→ GIVEN REQUEST
From the first line of the listing below, retype each line up to and including the one with "0.92, 0.94, 0.96, 0.98, 1.00, 1.02, 1.04]"; pictures stay out.

→ DATA LINES

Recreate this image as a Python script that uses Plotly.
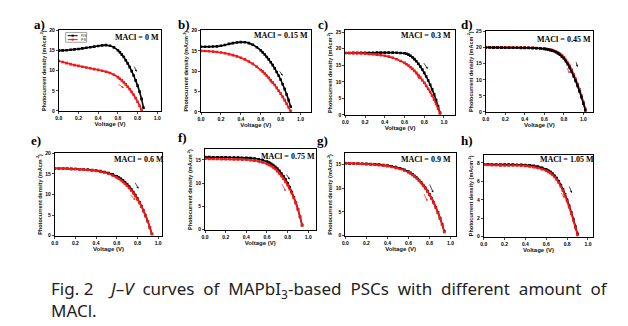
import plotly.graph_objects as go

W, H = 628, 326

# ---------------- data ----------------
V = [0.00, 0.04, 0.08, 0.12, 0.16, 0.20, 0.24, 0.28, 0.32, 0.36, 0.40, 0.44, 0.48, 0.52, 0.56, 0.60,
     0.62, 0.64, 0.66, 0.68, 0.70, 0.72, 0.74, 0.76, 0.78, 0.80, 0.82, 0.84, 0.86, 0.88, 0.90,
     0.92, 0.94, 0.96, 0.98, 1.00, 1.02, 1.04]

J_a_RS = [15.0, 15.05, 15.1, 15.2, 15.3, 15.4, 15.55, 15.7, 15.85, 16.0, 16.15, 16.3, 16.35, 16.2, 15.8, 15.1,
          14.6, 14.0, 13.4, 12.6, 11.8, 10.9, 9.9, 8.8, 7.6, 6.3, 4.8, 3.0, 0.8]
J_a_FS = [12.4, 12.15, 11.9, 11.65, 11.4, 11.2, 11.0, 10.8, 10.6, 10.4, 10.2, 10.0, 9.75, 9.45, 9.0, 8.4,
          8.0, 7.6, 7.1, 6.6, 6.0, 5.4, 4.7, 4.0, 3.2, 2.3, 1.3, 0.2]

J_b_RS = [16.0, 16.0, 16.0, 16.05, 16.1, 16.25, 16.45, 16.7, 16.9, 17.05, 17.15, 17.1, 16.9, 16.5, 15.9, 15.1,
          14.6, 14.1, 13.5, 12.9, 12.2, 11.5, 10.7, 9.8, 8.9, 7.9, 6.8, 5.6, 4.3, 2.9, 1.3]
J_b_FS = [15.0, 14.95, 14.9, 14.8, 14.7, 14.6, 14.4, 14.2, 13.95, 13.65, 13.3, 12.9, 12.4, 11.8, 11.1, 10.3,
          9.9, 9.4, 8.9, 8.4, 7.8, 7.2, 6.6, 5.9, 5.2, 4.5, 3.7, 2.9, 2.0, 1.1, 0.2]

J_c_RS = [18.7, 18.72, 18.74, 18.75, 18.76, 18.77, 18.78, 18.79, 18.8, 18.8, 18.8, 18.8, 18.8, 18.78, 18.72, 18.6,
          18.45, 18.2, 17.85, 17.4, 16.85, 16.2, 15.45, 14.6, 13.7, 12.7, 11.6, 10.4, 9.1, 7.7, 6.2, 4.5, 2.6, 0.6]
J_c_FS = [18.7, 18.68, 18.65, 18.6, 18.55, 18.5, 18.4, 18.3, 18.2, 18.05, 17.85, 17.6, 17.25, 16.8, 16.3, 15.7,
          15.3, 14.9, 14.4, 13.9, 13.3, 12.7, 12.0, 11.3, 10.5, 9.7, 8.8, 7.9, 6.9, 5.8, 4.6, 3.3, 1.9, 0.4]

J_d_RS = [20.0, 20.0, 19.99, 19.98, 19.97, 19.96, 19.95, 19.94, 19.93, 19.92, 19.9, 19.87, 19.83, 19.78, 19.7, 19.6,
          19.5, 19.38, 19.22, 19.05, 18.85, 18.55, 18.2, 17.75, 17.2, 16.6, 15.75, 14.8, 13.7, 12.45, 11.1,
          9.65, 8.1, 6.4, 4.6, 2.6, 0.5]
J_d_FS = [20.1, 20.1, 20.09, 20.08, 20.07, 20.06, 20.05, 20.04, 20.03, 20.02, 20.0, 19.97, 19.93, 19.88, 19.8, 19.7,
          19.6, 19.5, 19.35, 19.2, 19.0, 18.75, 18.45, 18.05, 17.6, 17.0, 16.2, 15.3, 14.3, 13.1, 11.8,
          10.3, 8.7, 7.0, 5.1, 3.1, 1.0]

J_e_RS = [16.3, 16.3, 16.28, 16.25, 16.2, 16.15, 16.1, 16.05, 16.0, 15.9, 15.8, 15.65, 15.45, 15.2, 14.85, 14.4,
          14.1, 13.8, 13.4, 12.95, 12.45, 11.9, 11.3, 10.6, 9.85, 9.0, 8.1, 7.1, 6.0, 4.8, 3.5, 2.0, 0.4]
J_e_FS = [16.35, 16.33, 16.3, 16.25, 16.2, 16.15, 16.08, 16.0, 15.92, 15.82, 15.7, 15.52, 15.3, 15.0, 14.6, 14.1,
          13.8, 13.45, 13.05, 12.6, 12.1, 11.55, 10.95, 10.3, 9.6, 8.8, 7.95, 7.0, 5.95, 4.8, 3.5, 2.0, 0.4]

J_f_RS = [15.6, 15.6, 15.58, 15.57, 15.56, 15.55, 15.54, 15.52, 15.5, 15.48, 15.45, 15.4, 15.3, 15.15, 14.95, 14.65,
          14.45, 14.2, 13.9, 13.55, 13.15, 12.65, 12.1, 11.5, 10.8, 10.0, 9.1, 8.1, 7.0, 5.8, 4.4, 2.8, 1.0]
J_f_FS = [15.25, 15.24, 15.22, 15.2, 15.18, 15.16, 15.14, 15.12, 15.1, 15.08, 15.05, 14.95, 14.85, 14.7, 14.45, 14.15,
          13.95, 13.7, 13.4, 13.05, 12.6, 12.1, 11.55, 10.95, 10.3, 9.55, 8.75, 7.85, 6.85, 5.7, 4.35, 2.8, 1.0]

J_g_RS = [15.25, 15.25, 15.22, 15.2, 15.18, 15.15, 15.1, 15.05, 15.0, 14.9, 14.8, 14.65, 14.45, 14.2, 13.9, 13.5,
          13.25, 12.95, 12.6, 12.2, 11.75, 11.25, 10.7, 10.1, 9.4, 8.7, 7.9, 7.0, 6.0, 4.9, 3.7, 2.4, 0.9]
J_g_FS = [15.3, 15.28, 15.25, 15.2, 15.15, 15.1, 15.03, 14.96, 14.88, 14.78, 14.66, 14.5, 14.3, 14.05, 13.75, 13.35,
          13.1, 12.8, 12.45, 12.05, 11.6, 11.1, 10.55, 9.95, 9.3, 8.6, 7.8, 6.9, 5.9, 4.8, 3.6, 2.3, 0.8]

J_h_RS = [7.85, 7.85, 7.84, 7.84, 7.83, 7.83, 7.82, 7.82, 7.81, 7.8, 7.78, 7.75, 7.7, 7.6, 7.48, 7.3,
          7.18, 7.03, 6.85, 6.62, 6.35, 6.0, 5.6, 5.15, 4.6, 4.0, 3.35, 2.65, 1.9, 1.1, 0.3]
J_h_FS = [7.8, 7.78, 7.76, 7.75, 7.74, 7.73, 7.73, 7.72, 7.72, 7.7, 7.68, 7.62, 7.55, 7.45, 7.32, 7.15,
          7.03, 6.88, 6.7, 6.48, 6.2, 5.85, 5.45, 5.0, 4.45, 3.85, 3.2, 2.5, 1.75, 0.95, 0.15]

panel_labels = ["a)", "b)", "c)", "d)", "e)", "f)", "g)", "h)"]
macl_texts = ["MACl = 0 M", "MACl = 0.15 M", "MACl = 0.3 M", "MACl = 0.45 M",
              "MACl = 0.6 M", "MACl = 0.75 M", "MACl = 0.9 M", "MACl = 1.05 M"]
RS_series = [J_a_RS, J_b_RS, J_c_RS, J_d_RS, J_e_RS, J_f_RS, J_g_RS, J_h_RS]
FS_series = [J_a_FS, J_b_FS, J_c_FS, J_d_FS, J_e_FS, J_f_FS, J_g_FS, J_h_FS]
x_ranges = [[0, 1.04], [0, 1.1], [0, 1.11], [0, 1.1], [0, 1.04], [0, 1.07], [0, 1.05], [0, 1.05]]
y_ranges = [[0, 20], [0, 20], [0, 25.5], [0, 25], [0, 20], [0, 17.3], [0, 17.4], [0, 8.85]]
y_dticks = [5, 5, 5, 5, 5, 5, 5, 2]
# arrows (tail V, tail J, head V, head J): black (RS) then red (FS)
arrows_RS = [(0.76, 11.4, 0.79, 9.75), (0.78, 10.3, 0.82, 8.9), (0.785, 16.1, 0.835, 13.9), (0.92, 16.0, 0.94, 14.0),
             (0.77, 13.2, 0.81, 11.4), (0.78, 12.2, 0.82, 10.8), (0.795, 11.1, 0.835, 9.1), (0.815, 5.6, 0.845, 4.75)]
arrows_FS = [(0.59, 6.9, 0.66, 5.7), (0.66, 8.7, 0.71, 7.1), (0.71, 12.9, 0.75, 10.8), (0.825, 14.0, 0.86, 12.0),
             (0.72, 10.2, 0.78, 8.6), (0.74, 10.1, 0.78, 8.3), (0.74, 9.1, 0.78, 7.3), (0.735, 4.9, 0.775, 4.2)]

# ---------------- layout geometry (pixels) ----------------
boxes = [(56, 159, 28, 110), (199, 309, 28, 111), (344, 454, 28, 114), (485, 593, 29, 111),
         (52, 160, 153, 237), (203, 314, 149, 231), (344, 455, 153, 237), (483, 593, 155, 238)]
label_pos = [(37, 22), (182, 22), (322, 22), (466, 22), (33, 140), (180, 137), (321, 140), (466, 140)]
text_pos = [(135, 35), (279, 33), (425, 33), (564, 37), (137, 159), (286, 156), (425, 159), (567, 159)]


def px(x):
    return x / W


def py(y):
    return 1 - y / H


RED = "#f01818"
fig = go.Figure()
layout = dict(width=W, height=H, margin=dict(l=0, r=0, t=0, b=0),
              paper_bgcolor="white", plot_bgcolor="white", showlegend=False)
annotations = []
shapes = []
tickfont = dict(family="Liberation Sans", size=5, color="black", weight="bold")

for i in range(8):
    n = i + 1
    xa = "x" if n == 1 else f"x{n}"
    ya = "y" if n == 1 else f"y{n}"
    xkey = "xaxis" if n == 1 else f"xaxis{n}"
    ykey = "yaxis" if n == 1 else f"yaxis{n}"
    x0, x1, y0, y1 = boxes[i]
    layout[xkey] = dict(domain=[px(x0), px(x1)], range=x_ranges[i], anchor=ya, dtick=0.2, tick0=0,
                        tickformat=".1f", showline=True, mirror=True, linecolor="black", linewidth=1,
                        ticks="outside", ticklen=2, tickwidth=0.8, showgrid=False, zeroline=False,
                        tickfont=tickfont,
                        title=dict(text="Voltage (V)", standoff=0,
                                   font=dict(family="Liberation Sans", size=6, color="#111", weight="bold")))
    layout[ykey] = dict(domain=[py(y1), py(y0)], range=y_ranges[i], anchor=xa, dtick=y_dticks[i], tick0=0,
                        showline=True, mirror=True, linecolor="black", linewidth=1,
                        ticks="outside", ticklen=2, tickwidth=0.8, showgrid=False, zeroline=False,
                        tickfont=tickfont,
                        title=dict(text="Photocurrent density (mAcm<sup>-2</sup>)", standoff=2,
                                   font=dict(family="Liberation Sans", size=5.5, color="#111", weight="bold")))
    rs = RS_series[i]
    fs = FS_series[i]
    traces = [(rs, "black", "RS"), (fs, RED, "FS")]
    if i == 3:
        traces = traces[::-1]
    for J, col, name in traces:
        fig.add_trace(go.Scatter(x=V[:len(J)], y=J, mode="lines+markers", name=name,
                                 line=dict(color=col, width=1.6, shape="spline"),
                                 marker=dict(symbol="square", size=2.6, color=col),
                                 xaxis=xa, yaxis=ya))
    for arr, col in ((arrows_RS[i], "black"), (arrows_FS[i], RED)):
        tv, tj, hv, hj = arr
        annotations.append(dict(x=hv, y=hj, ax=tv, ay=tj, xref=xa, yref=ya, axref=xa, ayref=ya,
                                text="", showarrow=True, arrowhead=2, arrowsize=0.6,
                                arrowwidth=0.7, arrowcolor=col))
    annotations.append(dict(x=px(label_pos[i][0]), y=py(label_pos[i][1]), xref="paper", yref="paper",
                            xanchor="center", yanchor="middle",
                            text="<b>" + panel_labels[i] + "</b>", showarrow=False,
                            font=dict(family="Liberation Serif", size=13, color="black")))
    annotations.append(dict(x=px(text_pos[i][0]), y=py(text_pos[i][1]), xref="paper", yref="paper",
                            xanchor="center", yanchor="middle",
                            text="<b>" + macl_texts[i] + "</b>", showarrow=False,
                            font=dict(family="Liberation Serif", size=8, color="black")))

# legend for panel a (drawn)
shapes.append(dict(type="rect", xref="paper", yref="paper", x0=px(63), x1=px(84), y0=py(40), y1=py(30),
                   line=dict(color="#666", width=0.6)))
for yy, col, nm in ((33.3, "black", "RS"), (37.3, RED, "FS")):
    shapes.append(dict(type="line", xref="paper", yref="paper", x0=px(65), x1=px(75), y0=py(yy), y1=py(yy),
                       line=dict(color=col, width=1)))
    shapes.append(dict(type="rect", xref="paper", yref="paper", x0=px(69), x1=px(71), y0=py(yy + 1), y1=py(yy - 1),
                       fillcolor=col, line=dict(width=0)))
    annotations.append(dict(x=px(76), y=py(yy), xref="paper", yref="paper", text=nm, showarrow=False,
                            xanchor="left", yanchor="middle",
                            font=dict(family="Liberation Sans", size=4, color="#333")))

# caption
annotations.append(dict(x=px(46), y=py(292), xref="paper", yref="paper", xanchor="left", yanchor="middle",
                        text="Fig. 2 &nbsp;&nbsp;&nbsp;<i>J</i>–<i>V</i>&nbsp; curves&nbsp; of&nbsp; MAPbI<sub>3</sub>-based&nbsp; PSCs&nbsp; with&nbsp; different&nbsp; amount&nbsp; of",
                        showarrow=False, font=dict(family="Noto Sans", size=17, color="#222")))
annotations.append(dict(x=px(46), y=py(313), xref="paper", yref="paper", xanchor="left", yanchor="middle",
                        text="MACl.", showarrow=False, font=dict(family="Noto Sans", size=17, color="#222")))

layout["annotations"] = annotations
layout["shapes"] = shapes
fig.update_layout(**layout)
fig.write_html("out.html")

→ WRITTEN REPLY
Recreate this image as a Python script that uses Plotly.
import plotly.graph_objects as go

W, H = 628, 326

# ---------------- data ----------------
V = [0.00, 0.04, 0.08, 0.12, 0.16, 0.20, 0.24, 0.28, 0.32, 0.36, 0.40, 0.44, 0.48, 0.52, 0.56, 0.60,
     0.62, 0.64, 0.66, 0.68, 0.70, 0.72, 0.74, 0.76, 0.78, 0.80, 0.82, 0.84, 0.86, 0.88, 0.90,
     0.92, 0.94, 0.96, 0.98, 1.00, 1.02, 1.04]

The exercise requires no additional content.